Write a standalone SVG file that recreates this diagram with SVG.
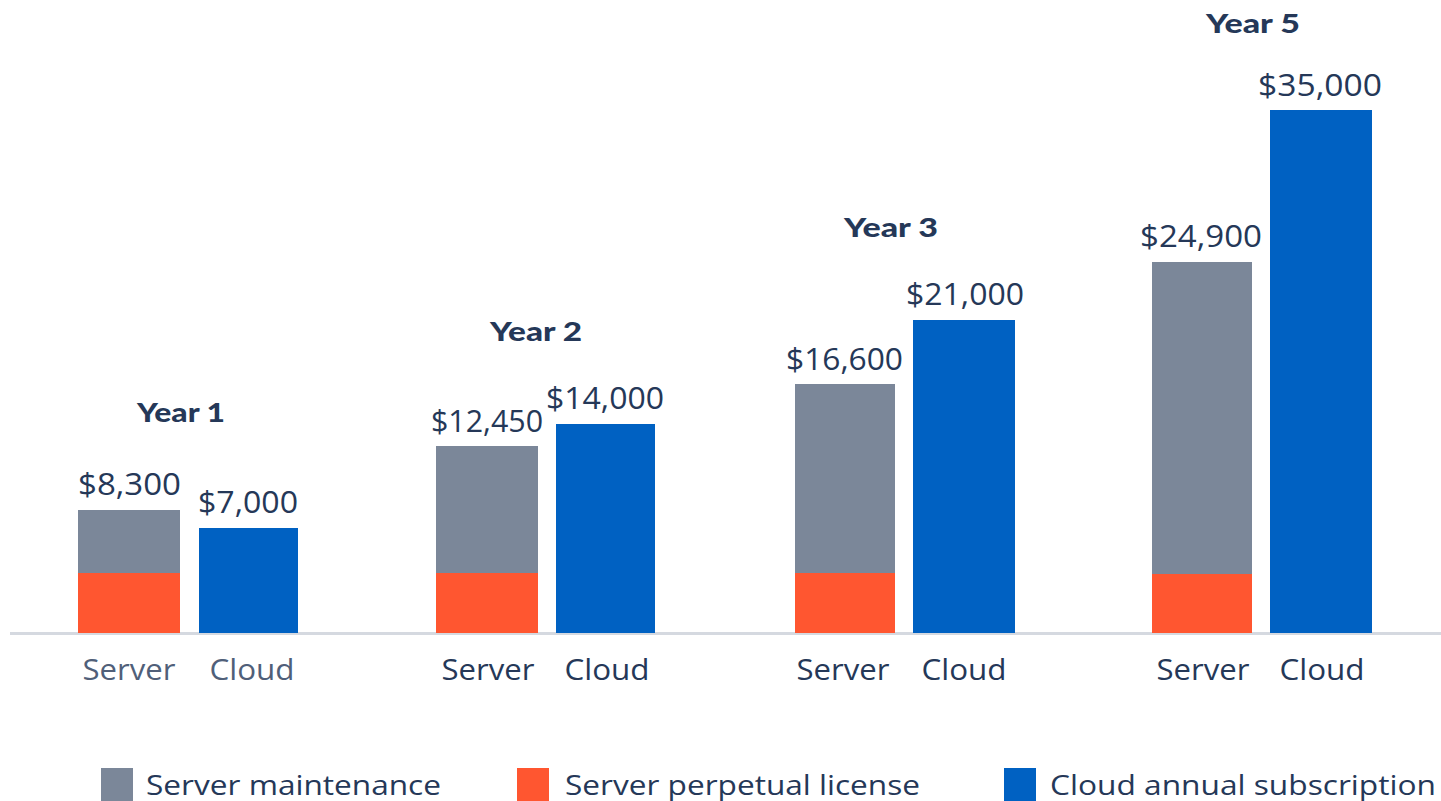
<svg xmlns="http://www.w3.org/2000/svg" width="1441" height="801" viewBox="0 0 1441 801">
<style>
.maint{fill:#7b8799}
.lic{fill:#ff5630}
.cloud{fill:#0061c2}
.val{font-family:"Open Sans","Liberation Sans",sans-serif;font-size:31px;fill:#253858;text-anchor:middle}
.year{font-family:Lato,"Liberation Sans",sans-serif;font-weight:900;font-size:27px;fill:#253858;text-anchor:middle}
.cat{font-family:"Open Sans","Liberation Sans",sans-serif;font-size:29px;fill:#253858;text-anchor:middle}
.cat1{fill:#505f79}
.leg{font-family:"Open Sans","Liberation Sans",sans-serif;font-size:28px;fill:#253858}
</style>
<rect width="1441" height="801" fill="#ffffff"/>
<g id="axis"><rect x="10" y="632" width="1431" height="3" fill="#d5d9e0"/></g>
<g id="year1">
<text class="year" x="181" y="422" textLength="88" lengthAdjust="spacingAndGlyphs">Year 1</text>
<rect class="maint" x="78" y="510" width="102" height="64"/>
<rect class="lic" x="78" y="573" width="102" height="60"/>
<rect class="cloud" x="199" y="528" width="99" height="105"/>
<text class="val" x="129.5" y="495" textLength="103" lengthAdjust="spacingAndGlyphs">$8,300</text>
<text class="val" x="248" y="513" textLength="100" lengthAdjust="spacingAndGlyphs">$7,000</text>
<text class="cat cat1" x="129" y="680" textLength="93" lengthAdjust="spacingAndGlyphs">Server</text>
<text class="cat cat1" x="252" y="680" textLength="85" lengthAdjust="spacingAndGlyphs">Cloud</text>
</g>
<g id="year2">
<text class="year" x="536" y="341" textLength="92" lengthAdjust="spacingAndGlyphs">Year 2</text>
<rect class="maint" x="436" y="446" width="102" height="128"/>
<rect class="lic" x="436" y="573" width="102" height="60"/>
<rect class="cloud" x="556" y="424" width="99" height="209"/>
<text class="val" x="487" y="432" textLength="112" lengthAdjust="spacingAndGlyphs">$12,450</text>
<text class="val" x="605" y="409" textLength="118" lengthAdjust="spacingAndGlyphs">$14,000</text>
<text class="cat" x="488" y="680" textLength="93" lengthAdjust="spacingAndGlyphs">Server</text>
<text class="cat" x="607" y="680" textLength="85" lengthAdjust="spacingAndGlyphs">Cloud</text>
</g>
<g id="year3">
<text class="year" x="891" y="237" textLength="94" lengthAdjust="spacingAndGlyphs">Year 3</text>
<rect class="maint" x="795" y="384" width="100" height="190"/>
<rect class="lic" x="795" y="573" width="100" height="60"/>
<rect class="cloud" x="913" y="320" width="102" height="313"/>
<text class="val" x="844.5" y="370" textLength="117" lengthAdjust="spacingAndGlyphs">$16,600</text>
<text class="val" x="965" y="305" textLength="118" lengthAdjust="spacingAndGlyphs">$21,000</text>
<text class="cat" x="843" y="680" textLength="93" lengthAdjust="spacingAndGlyphs">Server</text>
<text class="cat" x="964" y="680" textLength="85" lengthAdjust="spacingAndGlyphs">Cloud</text>
</g>
<g id="year5">
<text class="year" x="1253" y="33" textLength="94" lengthAdjust="spacingAndGlyphs">Year 5</text>
<rect class="maint" x="1152" y="262" width="100" height="313"/>
<rect class="lic" x="1152" y="574" width="100" height="59"/>
<rect class="cloud" x="1270" y="110" width="102" height="523"/>
<text class="val" x="1201" y="247" textLength="122" lengthAdjust="spacingAndGlyphs">$24,900</text>
<text class="val" x="1320" y="96" textLength="124" lengthAdjust="spacingAndGlyphs">$35,000</text>
<text class="cat" x="1203" y="680" textLength="93" lengthAdjust="spacingAndGlyphs">Server</text>
<text class="cat" x="1322" y="680" textLength="85" lengthAdjust="spacingAndGlyphs">Cloud</text>
</g>
<g id="legend">
<rect class="maint" x="101" y="768" width="32" height="33"/>
<text class="leg" x="146" y="795" textLength="295" lengthAdjust="spacingAndGlyphs">Server maintenance</text>
<rect class="lic" x="517" y="768" width="32" height="33"/>
<text class="leg" x="565" y="795" textLength="355" lengthAdjust="spacingAndGlyphs">Server perpetual license</text>
<rect class="cloud" x="1004" y="768" width="32" height="33"/>
<text class="leg" x="1050" y="795" textLength="386" lengthAdjust="spacingAndGlyphs">Cloud annual subscription</text>
</g>
</svg>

[TO BE DONE] Transcribe the full listing above exactly as it stands, minus the pictures.

[SOLUTION TO THE EXERCISE]
Write a standalone SVG file that recreates this diagram with SVG.
<svg xmlns="http://www.w3.org/2000/svg" width="1441" height="801" viewBox="0 0 1441 801">
<style>
.maint{fill:#7b8799}
.lic{fill:#ff5630}
.cloud{fill:#0061c2}
.val{font-family:"Open Sans","Liberation Sans",sans-serif;font-size:31px;fill:#253858;text-anchor:middle}
.year{font-family:Lato,"Liberation Sans",sans-serif;font-weight:900;font-size:27px;fill:#253858;text-anchor:middle}
.cat{font-family:"Open Sans","Liberation Sans",sans-serif;font-size:29px;fill:#253858;text-anchor:middle}
.cat1{fill:#505f79}
.leg{font-family:"Open Sans","Liberation Sans",sans-serif;font-size:28px;fill:#253858}
</style>
<rect width="1441" height="801" fill="#ffffff"/>
<g id="axis"><rect x="10" y="632" width="1431" height="3" fill="#d5d9e0"/></g>
<g id="year1">
<text class="year" x="181" y="422" textLength="88" lengthAdjust="spacingAndGlyphs">Year 1</text>
<rect class="maint" x="78" y="510" width="102" height="64"/>
<rect class="lic" x="78" y="573" width="102" height="60"/>
<rect class="cloud" x="199" y="528" width="99" height="105"/>
<text class="val" x="129.5" y="495" textLength="103" lengthAdjust="spacingAndGlyphs">$8,300</text>
<text class="val" x="248" y="513" textLength="100" lengthAdjust="spacingAndGlyphs">$7,000</text>
<text class="cat cat1" x="129" y="680" textLength="93" lengthAdjust="spacingAndGlyphs">Server</text>
<text class="cat cat1" x="252" y="680" textLength="85" lengthAdjust="spacingAndGlyphs">Cloud</text>
</g>
<g id="year2">
<text class="year" x="536" y="341" textLength="92" lengthAdjust="spacingAndGlyphs">Year 2</text>
<rect class="maint" x="436" y="446" width="102" height="128"/>
<rect class="lic" x="436" y="573" width="102" height="60"/>
<rect class="cloud" x="556" y="424" width="99" height="209"/>
<text class="val" x="487" y="432" textLength="112" lengthAdjust="spacingAndGlyphs">$12,450</text>
<text class="val" x="605" y="409" textLength="118" lengthAdjust="spacingAndGlyphs">$14,000</text>
<text class="cat" x="488" y="680" textLength="93" lengthAdjust="spacingAndGlyphs">Server</text>
<text class="cat" x="607" y="680" textLength="85" lengthAdjust="spacingAndGlyphs">Cloud</text>
</g>
<g id="year3">
<text class="year" x="891" y="237" textLength="94" lengthAdjust="spacingAndGlyphs">Year 3</text>
<rect class="maint" x="795" y="384" width="100" height="190"/>
<rect class="lic" x="795" y="573" width="100" height="60"/>
<rect class="cloud" x="913" y="320" width="102" height="313"/>
<text class="val" x="844.5" y="370" textLength="117" lengthAdjust="spacingAndGlyphs">$16,600</text>
<text class="val" x="965" y="305" textLength="118" lengthAdjust="spacingAndGlyphs">$21,000</text>
<text class="cat" x="843" y="680" textLength="93" lengthAdjust="spacingAndGlyphs">Server</text>
<text class="cat" x="964" y="680" textLength="85" lengthAdjust="spacingAndGlyphs">Cloud</text>
</g>
<g id="year5">
<text class="year" x="1253" y="33" textLength="94" lengthAdjust="spacingAndGlyphs">Year 5</text>
<rect class="maint" x="1152" y="262" width="100" height="313"/>
<rect class="lic" x="1152" y="574" width="100" height="59"/>
<rect class="cloud" x="1270" y="110" width="102" height="523"/>
<text class="val" x="1201" y="247" textLength="122" lengthAdjust="spacingAndGlyphs">$24,900</text>
<text class="val" x="1320" y="96" textLength="124" lengthAdjust="spacingAndGlyphs">$35,000</text>
<text class="cat" x="1203" y="680" textLength="93" lengthAdjust="spacingAndGlyphs">Server</text>
<text class="cat" x="1322" y="680" textLength="85" lengthAdjust="spacingAndGlyphs">Cloud</text>
</g>
<g id="legend">
<rect class="maint" x="101" y="768" width="32" height="33"/>
<text class="leg" x="146" y="795" textLength="295" lengthAdjust="spacingAndGlyphs">Server maintenance</text>
<rect class="lic" x="517" y="768" width="32" height="33"/>
<text class="leg" x="565" y="795" textLength="355" lengthAdjust="spacingAndGlyphs">Server perpetual license</text>
<rect class="cloud" x="1004" y="768" width="32" height="33"/>
<text class="leg" x="1050" y="795" textLength="386" lengthAdjust="spacingAndGlyphs">Cloud annual subscription</text>
</g>
</svg>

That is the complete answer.